Knowledge Enhanced Sports Game Summarization
This addresses the issue of generating accurate sports news from live commentaries for sports analysts and fans, but it is incremental as it builds on existing summarization methods with dataset improvements.
The authors tackled the problem of noisy datasets and knowledge gaps in sports game summarization by introducing K-SportsSum, a manually cleaned dataset with 7,854 commentary-news pairs and a knowledge corpus covering 523 teams and 14,724 players, and their knowledge-enhanced model achieved new state-of-the-art performance.

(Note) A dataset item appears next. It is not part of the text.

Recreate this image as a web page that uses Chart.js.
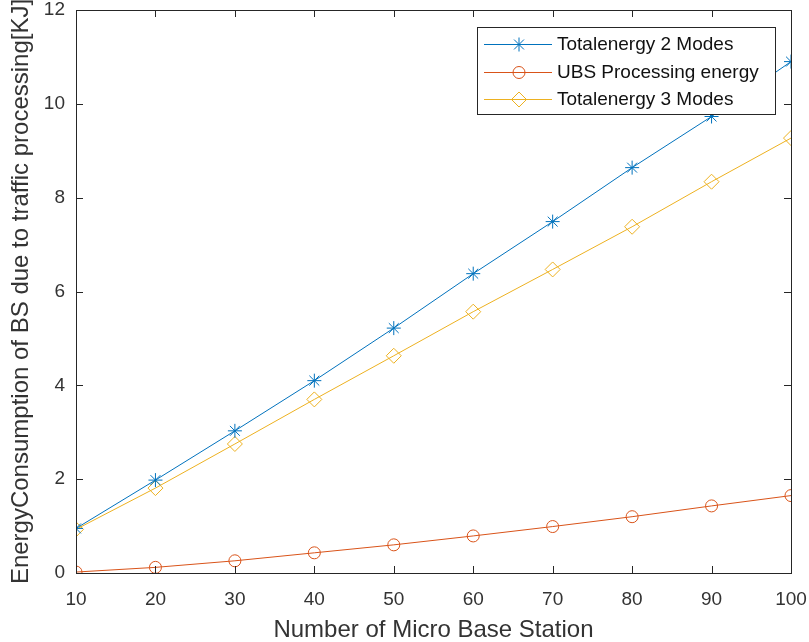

Sports game summarization aims at generating sports news from live commentaries. However, existing datasets are all constructed through automated collection and cleaning processes, resulting in a lot of noise. Besides, current works neglect the knowledge gap between live commentaries and sports news, which limits the performance of sports game summarization. In this paper, we introduce K-SportsSum, a new dataset with two characteristics: (1) K-SportsSum collects a large amount of data from massive games. It has 7,854 commentary-news pairs. To improve the quality, K-SportsSum employs a manual cleaning process; (2) Different from existing datasets, to narrow the knowledge gap, K-SportsSum further provides a large-scale knowledge corpus that contains the information of 523 sports teams and 14,724 sports players. Additionally, we also introduce a knowledge-enhanced summarizer that utilizes both live commentaries and the knowledge to generate sports news. Extensive experiments on K-SportsSum and SportsSum datasets show that our model achieves new state-of-the-art performances. Qualitative analysis and human study further verify that our model generates more informative sports news.